- Born: 27 September 1933
- Died: 4 September 1993 (aged 59) Sydney, Australia
- Occupations: Pianist, pedagogue
- Instrument: Piano

= Sonya Hanke =

Sonya Helen Hanke (27 September 1933 - 4 September 1993) was an Australian pianist and educator.

The daughter of Henry Aloysius Hanke, an Archibald- and Sulman prize-winning artist, and Emily Mortimer, she was born in Hunters Hill in Sydney. Hanke was educated at North Sydney Girls High School and the New South Wales State Conservatorium of Music, receiving diplomas in performance and teaching in 1951. In the following year, she won the open piano championship at the Sydney Eisteddfod and a Pedley, Woolley, McMenamin Trust scholarship. These funds enabled her to study at the Royal College of Music in London from 1953 to 1956; she received the Hopkinson Gold Medal for piano playing in her final year. She subsequently studied at the Accademia Musicale Chigiana in Siena with the help of a scholarship from the Italian government. Hanke also studied at the Accademia Nazionale di Santa Cecilia in Rome. She performed in Italy, Switzerland, France, Germany, Britain, Israel and the United States.

In 1959, she married Aldo Lucchetti, an agricultural scientist. The couple later separated. However, they spent the latter part of her life together.

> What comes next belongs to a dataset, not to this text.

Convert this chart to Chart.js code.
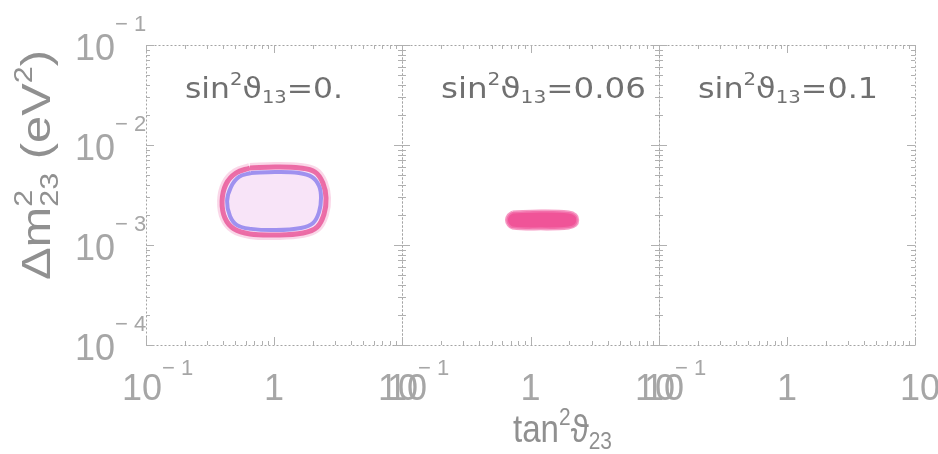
<!DOCTYPE html>
<html>
<head>
<meta charset="utf-8">
<script src="https://cdn.jsdelivr.net/npm/chart.js@4.4.1/dist/chart.umd.min.js"></script>
<style>
  body { margin: 0; background: #fff; }
  #wrap { position: relative; width: 938px; height: 454px; }
  #wrap canvas { position: absolute; left: 0; top: 0; }
</style>
</head>
<body>
<div id="wrap">
  <canvas id="p0" width="938" height="454"></canvas>
  <canvas id="p1" width="938" height="454"></canvas>
  <canvas id="p2" width="938" height="454"></canvas>
</div>
<script>
// sin^2(theta13) value of each panel
const sin13Labels = ['0.', '0.06', '0.1'];

// tick values and their labels
const xTickValues = [0.1, 1, 10];
const xTickMain = ['10', '1', '10'];
const xTickExp = ['\u2212 1', '', ''];
const yTickValues = [1e-1, 1e-2, 1e-3, 1e-4];
const yTickExp = ['\u2212 1', '\u2212 2', '\u2212 3', '\u2212 4'];

// panel 1 (sin2 = 0): outer (pink) contour
const outerTan = [0.649, 1.018, 1.597, 2.09, 2.41, 2.55, 2.46, 2.17, 1.69, 1.018, 0.649, 0.487, 0.414, 0.393, 0.422, 0.505, 0.649];
const outerDm = [5.89e-3, 6.03e-3, 5.89e-3, 5.37e-3, 4.17e-3, 2.95e-3, 2.04e-3, 1.51e-3, 1.32e-3, 1.26e-3, 1.29e-3, 1.45e-3, 1.86e-3, 2.75e-3, 4.07e-3, 5.25e-3, 5.89e-3];
// panel 1: inner (blue) contour
const innerTan = [0.661, 1.018, 1.567, 1.98, 2.25, 2.33, 2.25, 2.02, 1.625, 1.018, 0.661, 0.514, 0.453, 0.43, 0.461, 0.533, 0.661];
const innerDm = [5.25e-3, 5.37e-3, 5.25e-3, 4.79e-3, 3.89e-3, 2.95e-3, 2.14e-3, 1.66e-3, 1.48e-3, 1.41e-3, 1.45e-3, 1.58e-3, 1.95e-3, 2.75e-3, 3.80e-3, 4.79e-3, 5.25e-3];
// panel 2 (sin2 = 0.06): allowed strip
const stripTan = [0.723, 1.20, 1.98, 2.25, 2.33, 2.25, 1.98, 1.20, 0.723, 0.673, 0.65, 0.673, 0.723];
const stripDm = [2.14e-3, 2.19e-3, 2.14e-3, 2.0e-3, 1.78e-3, 1.58e-3, 1.48e-3, 1.45e-3, 1.48e-3, 1.58e-3, 1.78e-3, 2.0e-3, 2.14e-3];

const toPoints = (xs, ys) => xs.map((x, i) => ({ x: x, y: ys[i] }));

// panel frames in page pixels
const frames = [[146, 402], [402, 659], [659, 915]];
const frameTop = 45, frameBottom = 345;

// draw text made of normal / sup / sub pieces
function richText(ctx, segs, x, y, o) {
  const size = o.size;
  const small = Math.round(size * (o.small || 0.62));
  const fam = o.family || 'Liberation Sans';
  const fontOf = k => (k ? small : size) + 'px "' + fam + '", "DejaVu Sans", sans-serif';
  let w = 0, lastSup = 0;
  const pos = [];
  segs.forEach(([t, k]) => {
    ctx.font = fontOf(k);
    const start = k === 'stack' ? lastSup : w;
    if (k === 'sup') lastSup = w;
    pos.push(start);
    w = Math.max(w, start + ctx.measureText(t).width);
  });
  ctx.save();
  ctx.translate(x, y);
  if (o.rotate) ctx.rotate(o.rotate);
  ctx.scale(o.width ? o.width / w : (o.sx || 1), 1);
  const off = o.align === 'center' ? -w / 2 : o.align === 'right' ? -w : 0;
  ctx.fillStyle = o.color;
  ctx.textBaseline = 'alphabetic';
  ctx.textAlign = 'left';
  segs.forEach(([t, k], i) => {
    ctx.font = fontOf(k);
    const dy = k === 'sup' ? o.supShift : (k === 'sub' || k === 'stack') ? o.subShift : 0;
    ctx.fillText(t, off + pos[i], dy);
  });
  ctx.restore();
}

function framePlugin(idx) {
  return {
    id: 'frame' + idx,
    afterDraw(chart) {
      const ctx = chart.ctx;
      const a = chart.chartArea;
      const xs = chart.scales.x, ys = chart.scales.y;
      ctx.save();
      // dotted frame
      ctx.strokeStyle = '#a4a4a4';
      ctx.lineWidth = 1;
      ctx.setLineDash([2, 2]);
      ctx.strokeRect(a.left + 0.5, a.top + 0.5, a.right - a.left, a.bottom - a.top);
      ctx.setLineDash([]);
      // inward log ticks
      ctx.strokeStyle = '#b0b0b0';
      ctx.beginPath();
      for (let d = -4; d < -1 + 1e-9; d++) {
        for (let k = 1; k <= 9; k++) {
          const v = k * Math.pow(10, d);
          if (v > 0.1 + 1e-12) break;
          const py = Math.round(ys.getPixelForValue(v)) + 0.5;
          const len = k === 1 ? 8 : 4;
          ctx.moveTo(a.left, py); ctx.lineTo(a.left + len, py);
          ctx.moveTo(a.right, py); ctx.lineTo(a.right - len, py);
        }
      }
      for (let d = -1; d <= 1; d++) {
        for (let k = 1; k <= 9; k++) {
          const v = k * Math.pow(10, d);
          if (v > 10 + 1e-9) break;
          const px = Math.round(xs.getPixelForValue(v)) + 0.5;
          const len = k === 1 ? 8 : 4;
          ctx.moveTo(px, a.bottom); ctx.lineTo(px, a.bottom - len);
          ctx.moveTo(px, a.top); ctx.lineTo(px, a.top + len);
        }
      }
      ctx.stroke();
      ctx.restore();

      // x tick labels
      xTickValues.forEach((v, i) => {
        const px = xs.getPixelForValue(v);
        const segs = xTickExp[i] ? [[xTickMain[i], ''], [xTickExp[i], 'sup']] : [[xTickMain[i], '']];
        let left;
        if (xTickExp[i]) left = px - 24;
        else {
          ctx.font = '36px "Liberation Sans"';
          const w = ctx.measureText(xTickMain[i]).width;
          left = px - w / 2 + (v === 10 ? 5 : 0);
        }
        richText(ctx, segs, left, 400, { size: 36, color: '#a6a6a6', supShift: -25, subShift: 0 });
      });

      // panel title
      const tw = [158, 205, 180][idx];
      richText(ctx, [['sin', ''], ['2', 'sup'], ['\u03d1', ''], ['13', 'sub'], ['=' + sin13Labels[idx], '']],
        a.left + 39, 98, { size: 29, family: 'DejaVu Sans', color: '#707070', width: tw, supShift: -13, subShift: 5 });

      if (idx === 0) {
        // y tick labels
        yTickValues.forEach((v, i) => {
          const py = ys.getPixelForValue(v);
          richText(ctx, [['10', ''], [yTickExp[i], 'sup']], a.left - 71, py + 15,
            { size: 36, color: '#a6a6a6', supShift: -29, subShift: 0 });
        });
        // axis titles
        richText(ctx, [['tan', ''], ['2', 'sup'], ['\u03d1', ''], ['23', 'sub']], 513, 442,
          { size: 38, color: '#909090', width: 99, supShift: -17, subShift: 7 });
        richText(ctx, [['\u0394m', ''], ['2', 'sup'], ['23', 'stack'], [' (eV', ''], ['2', 'sup'], [')', '']], 50, 280,
          { size: 40, color: '#909090', width: 230, rotate: -Math.PI / 2, supShift: -18, subShift: 8 });
      }
    }
  };
}

function makeChart(idx, datasets) {
  const f = frames[idx];
  return new Chart(document.getElementById('p' + idx), {
    type: 'scatter',
    data: { datasets: datasets },
    options: {
      responsive: false,
      animation: false,
      layout: { padding: { left: f[0], right: 938 - f[1], top: frameTop, bottom: 454 - frameBottom } },
      plugins: { legend: { display: false }, tooltip: { enabled: false } },
      elements: { point: { radius: 0 } },
      scales: {
        x: { type: 'logarithmic', min: 0.1, max: 10, display: false },
        y: { type: 'logarithmic', min: 1e-4, max: 1e-1, display: false }
      }
    },
    plugins: [framePlugin(idx)]
  });
}

makeChart(0, [
  {
    label: 'inner',
    data: toPoints(innerTan, innerDm),
    showLine: true, fill: false, tension: 0.4,
    borderColor: 'rgba(136,124,236,0.8)', borderWidth: 4
  },
  {
    label: 'outer',
    data: toPoints(outerTan, outerDm),
    showLine: true, fill: 'shape', tension: 0.4,
    backgroundColor: 'rgb(248,228,248)',
    borderColor: 'rgba(234,96,158,0.9)', borderWidth: 5
  },
  {
    label: 'outer halo',
    data: toPoints(outerTan, outerDm),
    showLine: true, fill: false, tension: 0.4,
    borderColor: 'rgba(240,140,190,0.35)', borderWidth: 10
  }
]);

makeChart(1, [
  {
    label: 'strip',
    data: toPoints(stripTan, stripDm),
    showLine: true, fill: 'shape', tension: 0.4,
    backgroundColor: 'rgb(240,84,152)',
    borderColor: 'rgba(243,120,176,0.75)', borderWidth: 3
  }
]);

makeChart(2, []);
</script>
</body>
</html>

She returned to Australia in 1974 and joined the keyboard department at the New South Wales State Conservatorium of Music in 1977, retiring in 1992. Her students included Kathryn Selby, David Howie, Lisa Moore, Corey McVicar and Michael Kieran Harvey.

She was an examiner for the Australian Music Examinations Board. She was known for her performances of music by Franz Liszt and contemporary Italian composers. In 1980, she became founding president of the South Pacific Liszt Society.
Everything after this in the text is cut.